>> START Source excerpt

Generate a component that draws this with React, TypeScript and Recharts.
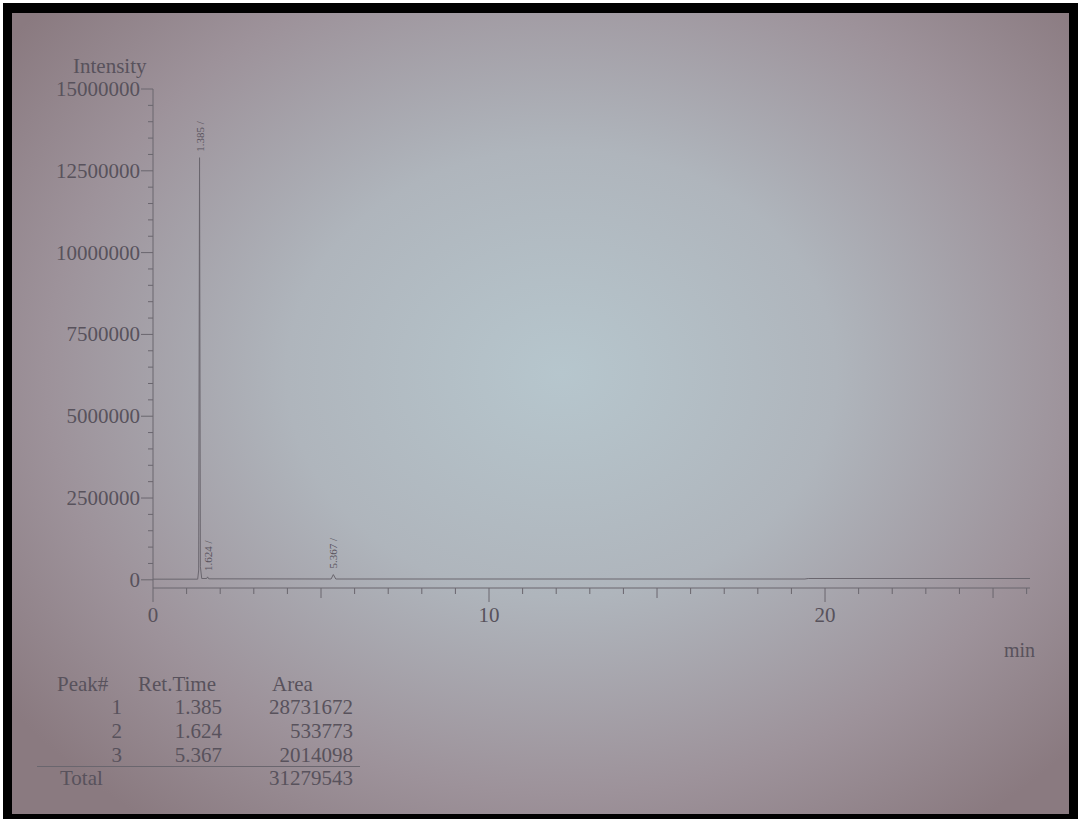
import { LineChart, Line, XAxis, YAxis } from 'recharts';

// chromatogram trace (time in min, intensity)
const times = [0, 1.33, 1.36, 1.385, 1.41, 1.45, 1.6, 1.624, 1.66, 5.3, 5.367, 5.44, 19.4, 19.5, 26.1];
const intensity = [20000, 20000, 300000, 12900000, 400000, 40000, 40000, 90000, 30000, 25000, 160000, 25000, 25000, 40000, 40000];

// peak table
const peakNums = ['1', '2', '3'];
const retTimes = ['1.385', '1.624', '5.367'];
const areas = ['28731672', '533773', '2014098'];
const totalArea = '31279543';
const peakTimes = [1.385, 1.624, 5.367];

// axis ticks
const yMajor = [0, 2500000, 5000000, 7500000, 10000000, 12500000, 15000000];
const xMajor = [0, 10, 20];
const xMid = [5, 15, 25];

const yTicks: number[] = [];
for (let v = 0; v <= 15000000; v += 500000) yTicks.push(v);
const xTicks: number[] = [];
for (let m = 0; m <= 26; m++) xTicks.push(m);

const data = times.map((t, i) => ({ t, v: intensity[i] }));

const INK = '#58525c';
const LINE = '#6a666e';
const FONT = '"Liberation Serif", "Times New Roman", serif';

const YTick = ({ x, y, payload }: any) => {
    const major = yMajor.includes(payload.value);
    return (
        <g>
            <line x1={x - (major ? 12 : 5)} y1={y} x2={x} y2={y} stroke={LINE} />
            {major && (
                <text x={x - 13} y={y} dy={7} textAnchor="end" fill={INK} fontSize={21} fontFamily={FONT}>
                    {payload.value}
                </text>
            )}
        </g>
    );
};

const XTick = ({ x, y, payload }: any) => {
    const major = xMajor.includes(payload.value);
    const mid = xMid.includes(payload.value);
    const len = major ? 14 : mid ? 10 : 6;
    return (
        <g>
            <line x1={x} y1={y} x2={x} y2={y + len} stroke={LINE} />
            {major && (
                <text x={x} y={y + 34} textAnchor="middle" fill={INK} fontSize={21} fontFamily={FONT}>
                    {payload.value}
                </text>
            )}
        </g>
    );
};

const PeakDot = (props: any) => {
    const { cx, cy, payload, index } = props;
    if (!peakTimes.includes(payload.t)) return <g key={`d${index}`} />;
    return (
        <g key={`d${index}`}>
            <text
                x={cx + 4}
                y={cy - 6}
                transform={`rotate(-90 ${cx + 4} ${cy - 6})`}
                fill={INK}
                fontSize={11}
                fontFamily={FONT}
            >
                {payload.t.toFixed(3)} /
            </text>
        </g>
    );
};

const cell = (text: string, left: number, top: number, right?: boolean) => (
    <div
        key={`${text}-${left}-${top}`}
        style={{
            position: 'absolute',
            top,
            ...(right ? { right: 1078 - left, textAlign: 'right' as const } : { left }),
            fontFamily: FONT,
            fontSize: 21,
            lineHeight: '21px',
            color: INK,
            whiteSpace: 'nowrap',
        }}
    >
        {text}
    </div>
);

export default function App() {
    const rowTops = [697, 721, 745];
    return (
        <div style={{ position: 'fixed', left: 0, top: 0, width: 1078, height: 819, background: '#fff', overflow: 'hidden' }}>
            <div style={{ position: 'absolute', left: 3, top: 3, right: 0, bottom: 0, background: '#000' }} />
            <div
                style={{
                    position: 'absolute',
                    left: 12,
                    top: 13,
                    width: 1057,
                    height: 801,
                    background:
                        'radial-gradient(ellipse 65% 70% at 52% 45%, #b6c6cd 0%, #afb5bc 40%, #9d929a 75%, #8a7a80 100%)',
                }}
            />
            <div style={{ position: 'absolute', left: 0, top: 0 }}>
                <LineChart width={1078} height={819} data={data} margin={{ top: 89, right: 48, bottom: 171, left: 73 }}>
                    <XAxis
                        dataKey="t"
                        type="number"
                        domain={[0, 26.1]}
                        ticks={xTicks}
                        interval={0}
                        tickSize={0}
                        tickMargin={0}
                        tickLine={false}
                        height={60}
                        stroke={LINE}
                        tick={<XTick />}
                        allowDataOverflow
                    />
                    <XAxis xAxisId="top" orientation="top" type="number" domain={[0, 26.1]} height={0} tick={false} tickLine={false} stroke={LINE} />
                    <YAxis
                        type="number"
                        domain={[-250000, 15000000]}
                        ticks={yTicks}
                        interval={0}
                        tickSize={0}
                        tickMargin={0}
                        tickLine={false}
                        width={80}
                        stroke={LINE}
                        tick={<YTick />}
                        allowDataOverflow
                    />
                    <YAxis yAxisId="right" orientation="right" width={0} tick={false} tickLine={false} stroke={LINE} />
                    <Line
                        type="linear"
                        dataKey="v"
                        stroke={LINE}
                        strokeWidth={1}
                        dot={PeakDot}
                        activeDot={false}
                        isAnimationActive={false}
                    />
                </LineChart>
            </div>

            <div style={{ position: 'absolute', left: 73, top: 55, fontFamily: FONT, fontSize: 21, lineHeight: '22px', color: INK }}>Intensity</div>
            <div style={{ position: 'absolute', left: 1004, top: 640, fontFamily: FONT, fontSize: 20, lineHeight: '20px', color: INK }}>min</div>

            {cell('Peak#', 57, 674)}
            {cell('Ret.Time', 138, 674)}
            {cell('Area', 272, 674)}
            {peakNums.map((p, i) => cell(p, 122, rowTops[i], true))}
            {retTimes.map((r, i) => cell(r, 222, rowTops[i], true))}
            {areas.map((a, i) => cell(a, 353, rowTops[i], true))}
            <div style={{ position: 'absolute', left: 37, top: 766, width: 323, height: 1, background: LINE }} />
            {cell('Total', 60, 768)}
            {cell(totalArea, 353, 768, true)}
        </div>
    );
}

>> END Source excerpt

[Problem details] Repeat the listing above up to and including the line with "25000, 40000, 40000];", starting from its first line. Drop any pictures.

[Result of the task]
Generate a component that draws this with React, TypeScript and Recharts.
import { LineChart, Line, XAxis, YAxis } from 'recharts';

// chromatogram trace (time in min, intensity)
const times = [0, 1.33, 1.36, 1.385, 1.41, 1.45, 1.6, 1.624, 1.66, 5.3, 5.367, 5.44, 19.4, 19.5, 26.1];
const intensity = [20000, 20000, 300000, 12900000, 400000, 40000, 40000, 90000, 30000, 25000, 160000, 25000, 25000, 40000, 40000];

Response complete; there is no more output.